▶ _Problem statement_
Below is a listing to write out in full, exactly as given, without its pictures.

▶ _Data block_
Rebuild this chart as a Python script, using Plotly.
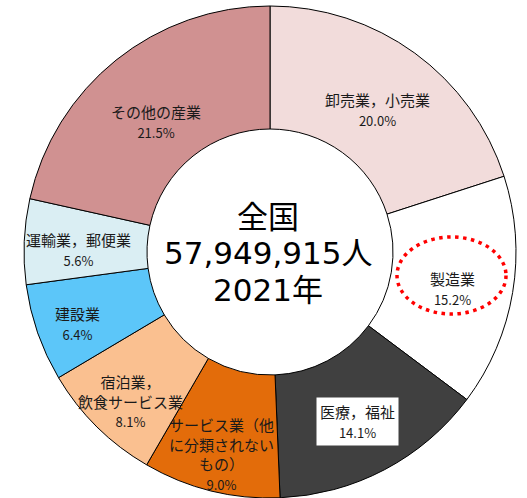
import plotly.graph_objects as go

# Employed persons by industry, nationwide, 2021 (share %)
industries = [
    "卸売業，小売業",
    "製造業",
    "医療，福祉",
    "サービス業（他に分類されないもの）",
    "宿泊業，飲食サービス業",
    "建設業",
    "運輸業，郵便業",
    "その他の産業",
]
shares = [20.0, 15.2, 14.1, 9.0, 8.1, 6.4, 5.6, 21.5]
slice_colors = [
    "#F2DCDB",
    "#FFFFFF",
    "#404040",
    "#E36C0A",
    "#FAC090",
    "#5CC6F9",
    "#DAEEF3",
    "#D09191",
]
# label text lines shown on each slice (percent added from shares)
label_lines = [
    ["卸売業，小売業"],
    ["製造業"],
    ["医療，福祉"],
    ["サービス業（他", "に分類されない", "もの）"],
    ["宿泊業，", "飲食サービス業"],
    ["建設業"],
    ["運輸業，郵便業"],
    ["その他の産業"],
]
center_lines = ["全国", "57,949,915人", "2021年"]

W, H = 527, 498
FONT = "Noto Sans CJK JP"


def px(x):
    return x / W


def py(y):
    return 1 - y / H


fig = go.Figure(
    go.Pie(
        labels=industries,
        values=shares,
        sort=False,
        direction="clockwise",
        rotation=0,
        hole=0.5,
        marker=dict(colors=slice_colors, line=dict(color="#000000", width=1)),
        textinfo="none",
        hoverinfo="skip",
        showlegend=False,
        domain=dict(x=[px(24), px(516)], y=[0, py(6)]),
    )
)

# label anchor points (pixels) for each slice
label_pos = [
    (377, 110),
    (452, 288),
    (357, 421),
    (221, 454),
    (130, 401),
    (77, 323),
    (78, 249),
    (156, 122),
]

annotations = []
for lines, val, (x, y), col in zip(label_lines, shares, label_pos, slice_colors):
    txt = "<br>".join(lines) + f"<br><span style='font-size:13px'>{val:.1f}%</span>"
    ann = dict(
        x=px(x), y=py(y), xref="paper", yref="paper",
        xanchor="center", yanchor="middle",
        text=txt, showarrow=False, align="center",
        font=dict(family=FONT, size=15, color="#1A1A1A"),
    )
    if col == "#404040":
        ann.update(bgcolor="#FFFFFF", borderpad=3)
    annotations.append(ann)

# centre caption, one line at a time
for line, y in zip(center_lines, [217, 253, 290]):
    annotations.append(dict(
        x=px(268), y=py(y), xref="paper", yref="paper",
        xanchor="center", yanchor="middle",
        text=line, showarrow=False,
        font=dict(family="DejaVu Sans, " + FONT, size=31, color="#000000"),
    ))

fig.update_layout(
    width=W, height=H,
    margin=dict(l=0, r=0, t=0, b=0),
    paper_bgcolor="#FFFFFF",
    plot_bgcolor="#FFFFFF",
    annotations=annotations,
    shapes=[dict(
        type="circle", xref="paper", yref="paper",
        x0=px(397), x1=px(506), y0=py(314), y1=py(237),
        line=dict(color="#FF0000", width=3.5, dash="3.5px,4.5px"),
    )],
)

fig.write_html("out.html")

▶ _Written response_
Rebuild this chart as a Python script, using Plotly.
import plotly.graph_objects as go

# Employed persons by industry, nationwide, 2021 (share %)
industries = [
    "卸売業，小売業",
    "製造業",
    "医療，福祉",
    "サービス業（他に分類されないもの）",
    "宿泊業，飲食サービス業",
    "建設業",
    "運輸業，郵便業",
    "その他の産業",
]
shares = [20.0, 15.2, 14.1, 9.0, 8.1, 6.4, 5.6, 21.5]
slice_colors = [
    "#F2DCDB",
    "#FFFFFF",
    "#404040",
    "#E36C0A",
    "#FAC090",
    "#5CC6F9",
    "#DAEEF3",
    "#D09191",
]
# label text lines shown on each slice (percent added from shares)
label_lines = [
    ["卸売業，小売業"],
    ["製造業"],
    ["医療，福祉"],
    ["サービス業（他", "に分類されない", "もの）"],
    ["宿泊業，", "飲食サービス業"],
    ["建設業"],
    ["運輸業，郵便業"],
    ["その他の産業"],
]
center_lines = ["全国", "57,949,915人", "2021年"]

W, H = 527, 498
FONT = "Noto Sans CJK JP"


def px(x):
    return x / W


def py(y):
    return 1 - y / H


fig = go.Figure(
    go.Pie(
        labels=industries,
        values=shares,
        sort=False,
        direction="clockwise",
        rotation=0,
        hole=0.5,
        marker=dict(colors=slice_colors, line=dict(color="#000000", width=1)),
        textinfo="none",
        hoverinfo="skip",
        showlegend=False,
        domain=dict(x=[px(24), px(516)], y=[0, py(6)]),
    )
)

# label anchor points (pixels) for each slice
label_pos = [
    (377, 110),
    (452, 288),
    (357, 421),
    (221, 454),
    (130, 401),
    (77, 323),
    (78, 249),
    (156, 122),
]

annotations = []
for lines, val, (x, y), col in zip(label_lines, shares, label_pos, slice_colors):
    txt = "<br>".join(lines) + f"<br><span style='font-size:13px'>{val:.1f}%</span>"
    ann = dict(
        x=px(x), y=py(y), xref="paper", yref="paper",
        xanchor="center", yanchor="middle",
        text=txt, showarrow=False, align="center",
        font=dict(family=FONT, size=15, color="#1A1A1A"),
    )
    if col == "#404040":
        ann.update(bgcolor="#FFFFFF", borderpad=3)
    annotations.append(ann)

# centre caption, one line at a time
for line, y in zip(center_lines, [217, 253, 290]):
    annotations.append(dict(
        x=px(268), y=py(y), xref="paper", yref="paper",
        xanchor="center", yanchor="middle",
        text=line, showarrow=False,
        font=dict(family="DejaVu Sans, " + FONT, size=31, color="#000000"),
    ))

fig.update_layout(
    width=W, height=H,
    margin=dict(l=0, r=0, t=0, b=0),
    paper_bgcolor="#FFFFFF",
    plot_bgcolor="#FFFFFF",
    annotations=annotations,
    shapes=[dict(
        type="circle", xref="paper", yref="paper",
        x0=px(397), x1=px(506), y0=py(314), y1=py(237),
        line=dict(color="#FF0000", width=3.5, dash="3.5px,4.5px"),
    )],
)

fig.write_html("out.html")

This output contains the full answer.